• _Written problem_: Type out the data exactly as given. Skip any image.

• _Source records_:
========================================

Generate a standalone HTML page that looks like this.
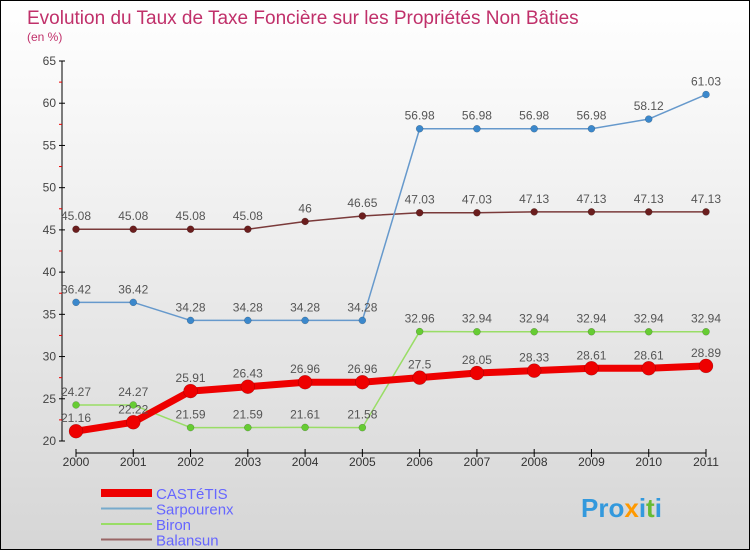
<!DOCTYPE html>
<html><head><meta charset="utf-8"><style>
body{margin:0}
#c{width:750px;height:550px;position:relative;box-sizing:border-box;border:1px solid #000;background:linear-gradient(#ffffff,#f3f3f3 30%,#d6d6d6);font-family:"Liberation Sans",sans-serif;overflow:hidden}
svg text{font-family:"Liberation Sans",sans-serif}
</style></head><body>
<div id="c">
<svg width="750" height="550">
<text x="26" y="23" font-size="19" fill="#c0306a">Evolution du Taux de Taxe Foncière sur les Propriétés Non Bâties</text>
<text x="26" y="40" font-size="12" fill="#c0306a">(en %)</text>
<g id="axes"></g><g id="series"></g><g id="legend"></g>
</svg></div>
<script>
const years=["2000","2001","2002","2003","2004","2005","2006","2007","2008","2009","2010","2011"];
const yTicks=[20,25,30,35,40,45,50,55,60,65];
const castetis=[21.16,22.22,25.91,26.43,26.96,26.96,27.5,28.05,28.33,28.61,28.61,28.89];
const sarpourenx=[36.42,36.42,34.28,34.28,34.28,34.28,56.98,56.98,56.98,56.98,58.12,61.03];
const biron=[24.27,24.27,21.59,21.59,21.61,21.58,32.96,32.94,32.94,32.94,32.94,32.94];
const balansun=[45.08,45.08,45.08,45.08,46,46.65,47.03,47.03,47.13,47.13,47.13,47.13];
const NS="http://www.w3.org/2000/svg";
const X=i=>75+i*(705-75)/(years.length-1);
const Y=v=>440-(v-20)*(380/45);
function mk(t,a,p){const e=document.createElementNS(NS,t);for(const k in a)e.setAttribute(k,a[k]);p.appendChild(e);return e;}
const ax=document.getElementById('axes');
mk('line',{x1:61,y1:60,x2:61,y2:440,stroke:'#000','stroke-width':1},ax);
mk('line',{x1:75,y1:452,x2:705,y2:452,stroke:'#000','stroke-width':1},ax);
yTicks.forEach(v=>{
 mk('line',{x1:58,y1:Y(v),x2:64,y2:Y(v),stroke:'#000'},ax);
 const t=mk('text',{x:55,y:Y(v)+4,'font-size':12,fill:'#444','text-anchor':'end'},ax);
 
 
 t.textContent=v;
 if(v<65){mk('line',{x1:58,y1:Y(v+2.5),x2:61,y2:Y(v+2.5),stroke:'#e00'},ax);}
});
years.forEach((y,i)=>{
 mk('line',{x1:X(i),y1:448,x2:X(i),y2:456,stroke:'#000'},ax);
 const t=mk('text',{x:X(i),y:465,'font-size':12,fill:'#333','text-anchor':'middle'},ax);
 
 
 t.textContent=y;
});
const sg=document.getElementById('series');
function series(name,data,color,dot,w,r,labels){
 const g=mk('g',{},sg);
 
 
 mk('polyline',{points:data.map((v,i)=>X(i)+','+Y(v)).join(' '),fill:'none',stroke:color,'stroke-width':w,'stroke-linejoin':'round'},g);
 data.forEach((v,i)=>{
  const c=mk('circle',{cx:X(i),cy:Y(v),r:r,fill:dot,stroke:'rgba(0,0,0,0.3)','stroke-width':0.5},g);
  
  
  if(labels){const t=mk('text',{x:X(i),y:Y(v)-9,'font-size':12,fill:'#555','text-anchor':'middle'},g);
  
  
  t.textContent=v;}
 });
}
series('balansun',balansun,'#7a3a3a','#6b1e1e',1.5,3.5,true);
series('sarpourenx',sarpourenx,'#6699cc','#3b88cc',1.5,3.5,true);
series('biron',biron,'#99dd66','#66cc33',1.5,3.5,true);
series('castetis',castetis,'#ee0000','#ee0000',7,7,true);
const lg=document.getElementById('legend');
[['CASTéTIS','#ee0000',8],['Sarpourenx','#77aacc',2],['Biron','#99dd66',2],['Balansun','#996666',2]].forEach((e,i)=>{
 const y=492+i*15.5;
 const g=mk('g',{},lg);
 
 
 mk('line',{x1:100,y1:y,x2:151,y2:y,stroke:e[1],'stroke-width':e[2]},g);
 const t=mk('text',{x:155,y:y+6,'font-size':15,fill:'#6666ff'},g);
 t.textContent=e[0];
});
const logo=mk('text',{x:580,y:516,'font-size':26,'font-weight':'bold',fill:'#3399dd'},lg);


logo.innerHTML='Pro<tspan fill="#ff9900">x</tspan>i<tspan fill="#66bb33">t</tspan>i';
</script>
</body></html>
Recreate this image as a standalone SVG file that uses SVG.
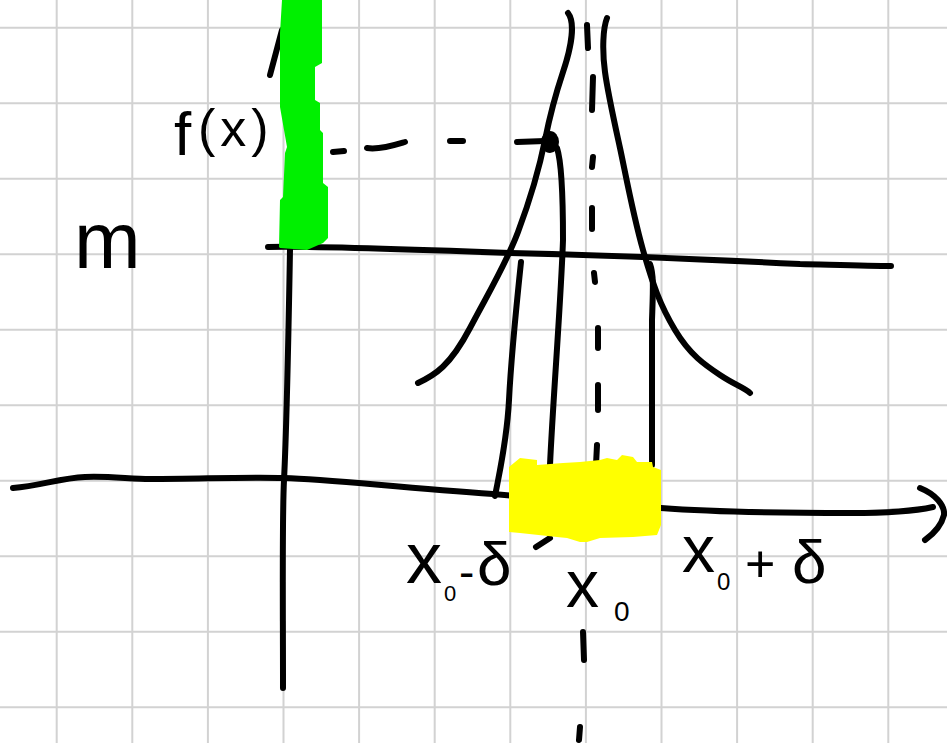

========================================

• _The result_:
Generate a standalone HTML page that looks like this.
<!DOCTYPE html>
<html><head><meta charset="utf-8"><style>
body{margin:0}
#c{width:750px;height:550px;position:relative;box-sizing:border-box;border:1px solid #000;background:linear-gradient(#ffffff,#f3f3f3 30%,#d6d6d6);font-family:"Liberation Sans",sans-serif;overflow:hidden}
svg text{font-family:"Liberation Sans",sans-serif}
</style></head><body>
<div id="c">
<svg width="750" height="550">
<text x="26" y="23" font-size="19" fill="#c0306a">Evolution du Taux de Taxe Foncière sur les Propriétés Non Bâties</text>
<text x="26" y="40" font-size="12" fill="#c0306a">(en %)</text>
<g id="axes"></g><g id="series"></g><g id="legend"></g>
</svg></div>
<script>
const years=["2000","2001","2002","2003","2004","2005","2006","2007","2008","2009","2010","2011"];
const yTicks=[20,25,30,35,40,45,50,55,60,65];
const castetis=[21.16,22.22,25.91,26.43,26.96,26.96,27.5,28.05,28.33,28.61,28.61,28.89];
const sarpourenx=[36.42,36.42,34.28,34.28,34.28,34.28,56.98,56.98,56.98,56.98,58.12,61.03];
const biron=[24.27,24.27,21.59,21.59,21.61,21.58,32.96,32.94,32.94,32.94,32.94,32.94];
const balansun=[45.08,45.08,45.08,45.08,46,46.65,47.03,47.03,47.13,47.13,47.13,47.13];
const NS="http://www.w3.org/2000/svg";
const X=i=>75+i*(705-75)/(years.length-1);
const Y=v=>440-(v-20)*(380/45);
function mk(t,a,p){const e=document.createElementNS(NS,t);for(const k in a)e.setAttribute(k,a[k]);p.appendChild(e);return e;}
const ax=document.getElementById('axes');
mk('line',{x1:61,y1:60,x2:61,y2:440,stroke:'#000','stroke-width':1},ax);
mk('line',{x1:75,y1:452,x2:705,y2:452,stroke:'#000','stroke-width':1},ax);
yTicks.forEach(v=>{
 mk('line',{x1:58,y1:Y(v),x2:64,y2:Y(v),stroke:'#000'},ax);
 const t=mk('text',{x:55,y:Y(v)+4,'font-size':12,fill:'#444','text-anchor':'end'},ax);
 
 
 t.textContent=v;
 if(v<65){mk('line',{x1:58,y1:Y(v+2.5),x2:61,y2:Y(v+2.5),stroke:'#e00'},ax);}
});
years.forEach((y,i)=>{
 mk('line',{x1:X(i),y1:448,x2:X(i),y2:456,stroke:'#000'},ax);
 const t=mk('text',{x:X(i),y:465,'font-size':12,fill:'#333','text-anchor':'middle'},ax);
 
 
 t.textContent=y;
});
const sg=document.getElementById('series');
function series(name,data,color,dot,w,r,labels){
 const g=mk('g',{},sg);
 
 
 mk('polyline',{points:data.map((v,i)=>X(i)+','+Y(v)).join(' '),fill:'none',stroke:color,'stroke-width':w,'stroke-linejoin':'round'},g);
 data.forEach((v,i)=>{
  const c=mk('circle',{cx:X(i),cy:Y(v),r:r,fill:dot,stroke:'rgba(0,0,0,0.3)','stroke-width':0.5},g);
  
  
  if(labels){const t=mk('text',{x:X(i),y:Y(v)-9,'font-size':12,fill:'#555','text-anchor':'middle'},g);
  
  
  t.textContent=v;}
 });
}
series('balansun',balansun,'#7a3a3a','#6b1e1e',1.5,3.5,true);
series('sarpourenx',sarpourenx,'#6699cc','#3b88cc',1.5,3.5,true);
series('biron',biron,'#99dd66','#66cc33',1.5,3.5,true);
series('castetis',castetis,'#ee0000','#ee0000',7,7,true);
const lg=document.getElementById('legend');
[['CASTéTIS','#ee0000',8],['Sarpourenx','#77aacc',2],['Biron','#99dd66',2],['Balansun','#996666',2]].forEach((e,i)=>{
 const y=492+i*15.5;
 const g=mk('g',{},lg);
 
 
 mk('line',{x1:100,y1:y,x2:151,y2:y,stroke:e[1],'stroke-width':e[2]},g);
 const t=mk('text',{x:155,y:y+6,'font-size':15,fill:'#6666ff'},g);
 t.textContent=e[0];
});
const logo=mk('text',{x:580,y:516,'font-size':26,'font-weight':'bold',fill:'#3399dd'},lg);


logo.innerHTML='Pro<tspan fill="#ff9900">x</tspan>i<tspan fill="#66bb33">t</tspan>i';
</script>
</body></html>
Recreate this image as a standalone SVG file that uses SVG.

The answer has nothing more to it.